Squaring the circle

Journal of the Indian Mathematical Society, V, 1913, 132

Let $PQR$ be a circle with center $O$, of which a diameter is $PR$. Bisect $PO$ at $H$ and let $T$ be the point of trisection of $OR$ nearer $R$. Draw $TQ$ perpendicular to $PR$ and place the chord $RS=TQ$.

Join $PS$, and draw $OM$ and $TN$ parallel to $RS$. Place a chord $PK=PM,$ and draw the tangent $PL=MN$. Join $RL, RK$ and $KL$. Cut off $RC=RH$. Draw $CD$ parallel to $KL,$ meeting $RL$ at $D$.

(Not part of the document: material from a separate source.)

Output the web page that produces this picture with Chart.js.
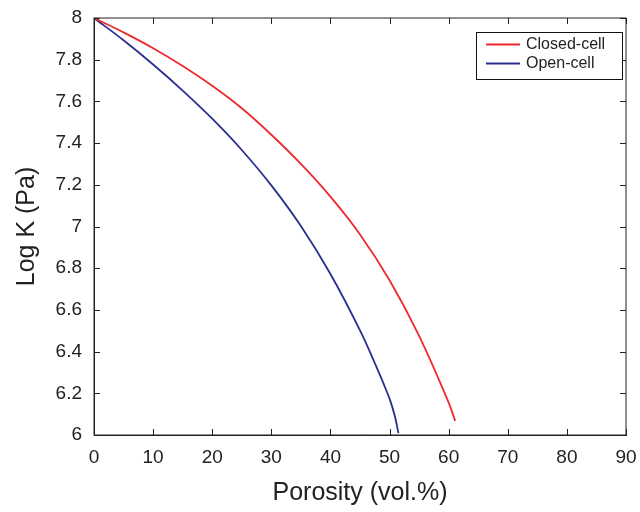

Then the square on $RD$ will be equal to the circle $PQR$ approximately. For $$ RS^2 = \frac{5}{36} d^2,$$ where $d$ is the diameter of the circle. Therefore $$PS^2 = \frac{31}{36} d^2.$$ But $PL$ and $PK$ are equal to $MN$ and $PM$ respectively. Therefore $$PK^2 = \frac{31}{144} d^2, \mbox{and } PL^2 = \frac{31}{324} d^2.$$ Hence $$ RK^2 = PR^2 - PK^2 = \frac{113}{144} d^2 , $$ and $$ RL^2 = PR^2 + PL^2 = \frac{355}{324} d^2. $$

But $$ \frac{RK}{RL} = \frac{RC}{RD} = \frac{3}{2} \sqrt{\frac{113}{355}},$$ and $$ RC = \frac{3}{4} d.$$ Therefore $$RD =\frac{d}{2} \sqrt{\frac{355}{113}} = r\sqrt{\pi}, \mbox{very nearly } $$

Note: If the area of the circle be 140,000 square miles, then $RD$ is greater than the true length by about an inch.